Hi Jacques,
Nice to see you back. Actually I just discovered your message
in the archive, I did not got them by the mail (?). Sorry for the delay.
I quote you from the archive:
>The axiom B(Bp->p)->Bp seems very strange to me.
I think it *is* strange. It is at the heart of "counter-intuition" in the sense
that you can derive from it (together with K = B(p->q)->(Bp->Bq) and the
two inference rule MP and NEC) all the consequences of incompleteness.
Do you see how to derive Godel second theorem of incompleteness theorem?
Boolos gives 5 reasons to find Lob's formula, that is B(Bp->p)->Bp,
"utterly astonishing", and he does not mention the placebo effect.
(have you read my last paper?
http://iridia.ulb.ac.be/~marchal/publications/SANE2004MARCHAL.htm )
>Is it applicable only to machines or also to humans ?
It is applicable to any consistent believer in
(classical) arithmetic, when belief are
checkable. If you prefer the B is for
provable, or Beweisbar (Godel).
For any machine-like entity (with or without
oracle) it gives even their complete
(propositional)
logic of provability and consistency.
It *is* the main axiom of G.
(Note that there is a corresponding
version for intuitionist arithmetic.)
>I don't believe that Santa Claus exists (~Bp).

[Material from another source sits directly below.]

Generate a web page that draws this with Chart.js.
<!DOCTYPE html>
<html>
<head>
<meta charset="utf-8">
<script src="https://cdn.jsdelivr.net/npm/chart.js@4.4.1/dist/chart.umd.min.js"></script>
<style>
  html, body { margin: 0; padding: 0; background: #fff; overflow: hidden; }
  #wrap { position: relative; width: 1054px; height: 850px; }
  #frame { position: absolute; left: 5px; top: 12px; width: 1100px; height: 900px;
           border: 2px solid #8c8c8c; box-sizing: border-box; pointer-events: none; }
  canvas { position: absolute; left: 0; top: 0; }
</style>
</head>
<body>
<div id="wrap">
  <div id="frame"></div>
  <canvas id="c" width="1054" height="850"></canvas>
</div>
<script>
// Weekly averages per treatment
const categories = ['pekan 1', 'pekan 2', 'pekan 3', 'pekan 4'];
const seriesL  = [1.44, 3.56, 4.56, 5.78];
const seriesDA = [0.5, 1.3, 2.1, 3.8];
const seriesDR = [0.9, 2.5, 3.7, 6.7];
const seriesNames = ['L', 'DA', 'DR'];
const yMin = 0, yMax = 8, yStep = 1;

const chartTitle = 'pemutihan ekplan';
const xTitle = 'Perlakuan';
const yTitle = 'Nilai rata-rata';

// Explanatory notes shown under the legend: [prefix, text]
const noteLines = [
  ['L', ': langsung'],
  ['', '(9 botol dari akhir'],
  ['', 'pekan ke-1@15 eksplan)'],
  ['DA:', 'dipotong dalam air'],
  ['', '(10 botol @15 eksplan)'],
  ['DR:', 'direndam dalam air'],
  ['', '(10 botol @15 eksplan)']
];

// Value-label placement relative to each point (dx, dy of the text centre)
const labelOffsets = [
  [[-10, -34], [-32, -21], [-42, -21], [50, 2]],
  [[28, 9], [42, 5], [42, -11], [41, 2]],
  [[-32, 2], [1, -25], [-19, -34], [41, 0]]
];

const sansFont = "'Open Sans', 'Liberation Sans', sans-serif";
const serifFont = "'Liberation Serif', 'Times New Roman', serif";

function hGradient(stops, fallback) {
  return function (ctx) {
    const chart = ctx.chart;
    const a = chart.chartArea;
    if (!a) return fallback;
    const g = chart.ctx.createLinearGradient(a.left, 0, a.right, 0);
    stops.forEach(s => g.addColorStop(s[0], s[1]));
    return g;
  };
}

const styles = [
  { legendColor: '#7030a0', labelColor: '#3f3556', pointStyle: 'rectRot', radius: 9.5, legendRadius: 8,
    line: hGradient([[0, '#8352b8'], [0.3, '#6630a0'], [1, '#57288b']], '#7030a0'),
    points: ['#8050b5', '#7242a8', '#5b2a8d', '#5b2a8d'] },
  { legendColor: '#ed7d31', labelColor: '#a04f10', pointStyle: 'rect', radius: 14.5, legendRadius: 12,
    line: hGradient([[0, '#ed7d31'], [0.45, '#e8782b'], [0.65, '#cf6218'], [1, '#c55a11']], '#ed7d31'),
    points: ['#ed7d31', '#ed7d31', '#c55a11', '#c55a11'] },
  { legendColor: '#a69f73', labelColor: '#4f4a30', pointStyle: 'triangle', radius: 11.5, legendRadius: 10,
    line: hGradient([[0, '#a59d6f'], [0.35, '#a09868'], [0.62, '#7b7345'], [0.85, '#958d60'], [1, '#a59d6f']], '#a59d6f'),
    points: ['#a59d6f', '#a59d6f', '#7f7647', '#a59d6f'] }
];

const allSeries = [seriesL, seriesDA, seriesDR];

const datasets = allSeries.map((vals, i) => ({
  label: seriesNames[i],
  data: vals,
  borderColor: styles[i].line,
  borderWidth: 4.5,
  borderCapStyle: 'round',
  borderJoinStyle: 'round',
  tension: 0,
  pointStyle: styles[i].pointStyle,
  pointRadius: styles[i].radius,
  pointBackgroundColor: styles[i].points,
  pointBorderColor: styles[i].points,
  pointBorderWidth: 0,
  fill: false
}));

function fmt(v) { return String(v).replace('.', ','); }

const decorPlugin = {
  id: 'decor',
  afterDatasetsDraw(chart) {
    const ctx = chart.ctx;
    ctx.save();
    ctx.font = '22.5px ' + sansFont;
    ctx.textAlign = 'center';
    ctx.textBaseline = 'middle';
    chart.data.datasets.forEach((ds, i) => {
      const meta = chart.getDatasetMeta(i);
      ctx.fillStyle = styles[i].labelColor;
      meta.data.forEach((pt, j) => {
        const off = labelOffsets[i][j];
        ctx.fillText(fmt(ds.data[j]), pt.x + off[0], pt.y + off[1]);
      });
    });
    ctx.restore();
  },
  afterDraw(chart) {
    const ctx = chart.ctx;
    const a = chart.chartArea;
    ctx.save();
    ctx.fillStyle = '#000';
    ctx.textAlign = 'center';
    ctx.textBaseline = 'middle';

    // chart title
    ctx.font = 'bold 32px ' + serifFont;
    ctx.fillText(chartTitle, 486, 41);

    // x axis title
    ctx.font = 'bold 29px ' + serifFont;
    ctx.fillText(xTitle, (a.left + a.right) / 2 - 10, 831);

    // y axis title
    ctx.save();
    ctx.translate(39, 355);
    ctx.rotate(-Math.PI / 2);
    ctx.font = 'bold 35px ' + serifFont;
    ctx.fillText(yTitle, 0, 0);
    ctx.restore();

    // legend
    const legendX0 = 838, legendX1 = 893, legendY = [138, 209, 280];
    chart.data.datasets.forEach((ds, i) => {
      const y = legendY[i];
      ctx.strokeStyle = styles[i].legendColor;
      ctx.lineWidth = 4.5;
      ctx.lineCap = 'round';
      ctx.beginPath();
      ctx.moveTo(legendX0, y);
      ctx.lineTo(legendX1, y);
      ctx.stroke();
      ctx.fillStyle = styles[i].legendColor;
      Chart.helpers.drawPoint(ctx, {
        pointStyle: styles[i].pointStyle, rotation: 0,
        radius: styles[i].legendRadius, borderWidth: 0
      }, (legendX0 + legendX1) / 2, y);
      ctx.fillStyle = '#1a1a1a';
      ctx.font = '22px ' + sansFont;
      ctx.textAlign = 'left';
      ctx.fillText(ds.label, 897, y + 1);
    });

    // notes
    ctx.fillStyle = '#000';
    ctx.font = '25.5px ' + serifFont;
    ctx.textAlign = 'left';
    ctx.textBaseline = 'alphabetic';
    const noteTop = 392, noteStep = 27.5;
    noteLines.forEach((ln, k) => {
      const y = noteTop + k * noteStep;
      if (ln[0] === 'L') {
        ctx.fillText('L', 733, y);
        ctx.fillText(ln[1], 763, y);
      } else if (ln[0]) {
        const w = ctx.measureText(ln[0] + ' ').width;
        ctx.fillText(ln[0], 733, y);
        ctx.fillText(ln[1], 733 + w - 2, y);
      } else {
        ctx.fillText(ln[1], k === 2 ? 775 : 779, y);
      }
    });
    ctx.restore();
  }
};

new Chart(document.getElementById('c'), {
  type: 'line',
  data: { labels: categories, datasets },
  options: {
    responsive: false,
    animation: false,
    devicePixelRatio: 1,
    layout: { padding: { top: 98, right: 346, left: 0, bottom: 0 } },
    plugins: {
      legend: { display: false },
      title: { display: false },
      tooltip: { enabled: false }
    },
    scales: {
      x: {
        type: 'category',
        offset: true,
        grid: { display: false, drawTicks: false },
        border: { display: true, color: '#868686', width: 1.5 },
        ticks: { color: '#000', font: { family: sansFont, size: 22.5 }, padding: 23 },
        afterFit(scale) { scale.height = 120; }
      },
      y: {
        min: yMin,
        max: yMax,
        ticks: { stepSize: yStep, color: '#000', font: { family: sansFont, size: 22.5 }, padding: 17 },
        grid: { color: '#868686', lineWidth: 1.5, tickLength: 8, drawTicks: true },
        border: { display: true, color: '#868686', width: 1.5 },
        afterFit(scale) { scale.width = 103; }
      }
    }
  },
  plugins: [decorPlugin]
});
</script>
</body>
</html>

>If I consider the proposition "Bp->p" which
>means "If I believe that Santa Claus exists,
>then Santa Claus exists", this proposition
>seems true to me, because of le
>propositional logic rule "ex falso quodlibet
>sequitur" or false->p : the false proposition
>Bp implies any proposition, for example p.
>So I can say thay I believe in the proposition
>Bp->p : B(Bp->p). According to the lobian
>formula B(Bp->p)->Bp, this implies Bp (I believe
>that Santa Claus exist) !
It is all correct .... except that you cannot
prove (believe) your own consistency; so that
you cannot prove that you don't believe that Santa
Klaus does not exist. All formula beginning by ~B
are not believable (provable) by the consistent machine.
>More formally : The axiom ~Bp->B(~Bp)
>seems correct to me, isn't it ? <snip>
It seems, but not for a notion of checkable or
verifiable belief. Any machine capable of proving
there is a proposition she cannot prove, would
be able to prove its consistency, and that's impossible
by Godel II. (this follows from your "ex falso quodlibet":
a machine proving the f, will prove all propositions, so if
there is a proposition (like Santa Claus exists) that
you pretend you will never believe (prove) then you
are asserting that you prove (believe) you are consistent!.
All right? I use "believe" instead of "prove" because
we are following a little bit Smullyan's "Forever Undecided".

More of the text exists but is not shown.